Antibody testing begins for thousands of Hoosiers
INDIANAPOLIS (WISH) — You could find out if you’ve unknowingly had COVID-19. On Saturday, the Indiana State Health Department, along with IU Fairbanks School of Public Health at IUPUI, kicked off antibody testing.
The state is randomly testing Hoosiers to learn more about the virus.
About 10,000 random Hoosiers got an invitation to get tested to see if they had or have COVID-19. Most of the data the state has on coronavirus comes from people with the worst symptoms. They want to figure out just how hard Indiana has been hit by testing people who had little or no even symptoms.
Blood was drawn and noses were swabbed as Hoosiers volunteered to find out if they have any history with the coronavirus.
“The person participating in the study also gets to play a role in helping Indiana better understand the spread of disease and ultimately influence the decisions that will eventually- we will have to make about relaxing social distancing and other policies,” Dr. Nir Menachemi said.
But not everything was ready on time. Equipment and supplies weren’t in place at some locations when the testing was supposed to start and that delay rippled through the rest of the day.

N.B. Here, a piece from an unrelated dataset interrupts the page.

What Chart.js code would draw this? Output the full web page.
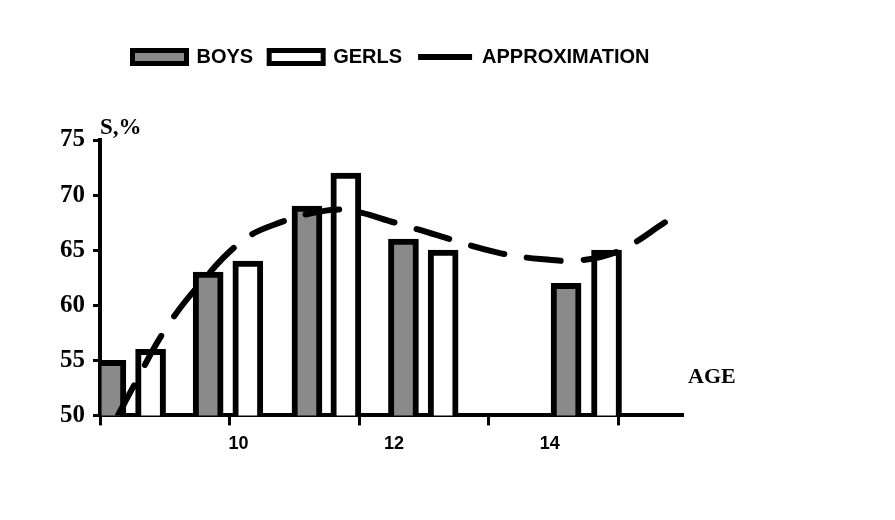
<!DOCTYPE html>
<html>
<head>
<meta charset="utf-8">
<script src="https://cdn.jsdelivr.net/npm/chart.js@4"></script>
<style>
  html, body { margin: 0; padding: 0; background: #fff; }
</style>
</head>
<body>
<canvas id="chart" width="895" height="520"></canvas>
<script>
// bar centres in years (they don't sit on whole ages)
const boysAge = [8.36, 9.61, 10.88, 12.12, 14.21];
const boysValues = [55, 63, 69, 66, 62];
const girlsAge = [8.87, 10.12, 11.38, 12.63, 14.73];
const girlsValues = [56, 64, 72, 65, 65];

// dashed approximation curve
const approxAge = [8.45, 8.64, 9.05, 9.50, 10.06, 10.53, 11.05, 11.43, 12.01, 12.53, 13.32, 13.88, 14.42, 14.91, 15.52];
const approxValues = [50.0, 52.5, 57.7, 61.9, 65.9, 67.5, 68.5, 68.6, 67.5, 66.4, 64.8, 64.2, 64.1, 65.0, 67.7];

const xLabels = [10, 12, 14];
const xTickMarks = [8.22, 9.88, 11.55, 13.21, 14.88];
const yTicks = [50, 55, 60, 65, 70, 75];

const xMin = 8.22, xMax = 15.70;

const toPoints = (xs, ys) => xs.map((x, i) => ({ x: x, y: ys[i] }));

// "AGE" sits right of the x axis end
const ageLabel = {
  id: 'ageLabel',
  afterDraw(chart) {
    const ctx = chart.ctx;
    const area = chart.chartArea;
    ctx.save();
    ctx.font = 'bold 22px "Liberation Serif"';
    ctx.fillStyle = '#000';
    ctx.textBaseline = 'middle';
    ctx.fillText('AGE', area.right + 6, chart.scales.y.getPixelForValue(53.5));
    ctx.restore();
  }
};

new Chart(document.getElementById('chart'), {
  type: 'bar',
  data: {
    datasets: [{
      label: 'BOYS',
      data: toPoints(boysAge, boysValues),
      backgroundColor: '#8a8a8a',
      borderColor: '#000',
      borderWidth: 6,
      barThickness: 30,
      grouped: false,
      clip: 0,
      order: 1
    }, {
      label: 'GERLS',
      data: toPoints(girlsAge, girlsValues),
      backgroundColor: '#fff',
      borderColor: '#000',
      borderWidth: 6,
      barThickness: 30,
      grouped: false,
      clip: 0,
      order: 1
    }, {
      type: 'line',
      label: 'APPROXIMATION',
      data: toPoints(approxAge, approxValues),
      borderColor: '#000',
      borderWidth: 6,
      borderDash: [34, 23],
      borderCapStyle: 'round',
      pointRadius: 0,
      tension: 0.4,
      fill: false,
      clip: 0,
      order: 0
    }]
  },
  options: {
    responsive: false,
    animation: false,
    devicePixelRatio: 1,
    layout: { padding: { top: 31, left: 40, right: 213, bottom: 57 } },
    plugins: {
      tooltip: { enabled: false },
      legend: {
        fullSize: false,
        labels: {
          usePointStyle: true,
          pointStyleWidth: 54,
          boxHeight: 13,
          padding: 16,
          color: '#000',
          font: { family: '"Liberation Sans"', size: 20, weight: 'bold' },
          generateLabels: chart => chart.data.datasets.map((ds, i) => ({
            text: ds.label,
            datasetIndex: i,
            fillStyle: ds.type === 'line' ? '#000' : ds.backgroundColor,
            strokeStyle: '#000',
            lineWidth: ds.type === 'line' ? 6 : 5,
            lineCap: 'butt',
            lineDash: [],
            pointStyle: ds.type === 'line' ? 'line' : 'rect',
            fontColor: '#000',
            hidden: false
          }))
        }
      },
      subtitle: {
        display: true,
        text: 'S,%',
        align: 'start',
        fullSize: false,
        weight: 500,
        color: '#000',
        font: { family: '"Liberation Serif"', size: 23, weight: 'bold', lineHeight: 1 },
        padding: { top: 40, bottom: 0 }
      }
    },
    scales: {
      x: {
        type: 'linear',
        min: xMin,
        max: xMax,
        bounds: 'data',
        offset: false,
        z: 1,
        afterBuildTicks: axis => { axis.ticks = xTickMarks.map(v => ({ value: v })); },
        ticks: { display: false },
        grid: { offset: false, drawOnChartArea: false, tickLength: 10, lineWidth: 3, color: '#000' },
        border: { display: true, width: 4, color: '#000' }
      },
      x2: {
        type: 'linear',
        position: 'bottom',
        min: xMin,
        max: xMax,
        bounds: 'data',
        offset: false,
        afterBuildTicks: axis => { axis.ticks = xLabels.map(v => ({ value: v })); },
        ticks: {
          color: '#000',
          padding: 8,
          maxRotation: 0,
          font: { family: '"Liberation Sans"', size: 18, weight: 'bold' }
        },
        grid: { display: false, drawTicks: false },
        border: { display: false }
      },
      y: {
        min: 50,
        max: 75,
        z: 1,
        afterBuildTicks: axis => { axis.ticks = yTicks.map(v => ({ value: v })); },
        afterFit: axis => { axis.width = 60; },
        ticks: {
          color: '#000',
          padding: 8,
          font: { family: '"Liberation Serif"', size: 25, weight: 'bold' }
        },
        grid: { drawOnChartArea: false, tickLength: 7, lineWidth: 3, color: '#000' },
        border: { display: true, width: 4, color: '#000' }
      }
    }
  },
  plugins: [ageLabel]
});
</script>
</body>
</html>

“It was a little frustrating,” Erin Weaver said. “If I’d have known beforehand I would have brought a book.”
“Well, since this is the first day, you know, I’m sure it’s taking a little bit to get it set up and figured out,” Cathy Campolattara said. “I’m sure it’s taking a little bit to get it figured out, but it’s fine. We’ll wait.”
Even though 10,000 invitations were sent out for the first wave, the hope is that at least 5,000 Hoosiers come out. That way, they’ll be on track to hit their goal of 20,000 Hoosiers tested.
“The goal is not necessarily twenty thousand, the goal is four time points,” Menachemi said. “So we’d like to get to 20,000 across all four. But if we exceed that, that’ll be even better.”
Curiosity brought some people we talked to out to get tested, but this also gives the state the best information before opening up.
“Respond as soon as possible,” Dbenda Farina said. “Come out there. Do your testing so that you don’t- even though you’re positive- that you don’t endanger people’s lives, you know?”
“If it’s going to help the scientists figure out what we can do to fix this, then I’m willing to do it,” Weaver said.
Results should only take a few days to come in, and testing will continue through Wednesday. The next wave of invitations is set to go out in about a month or so.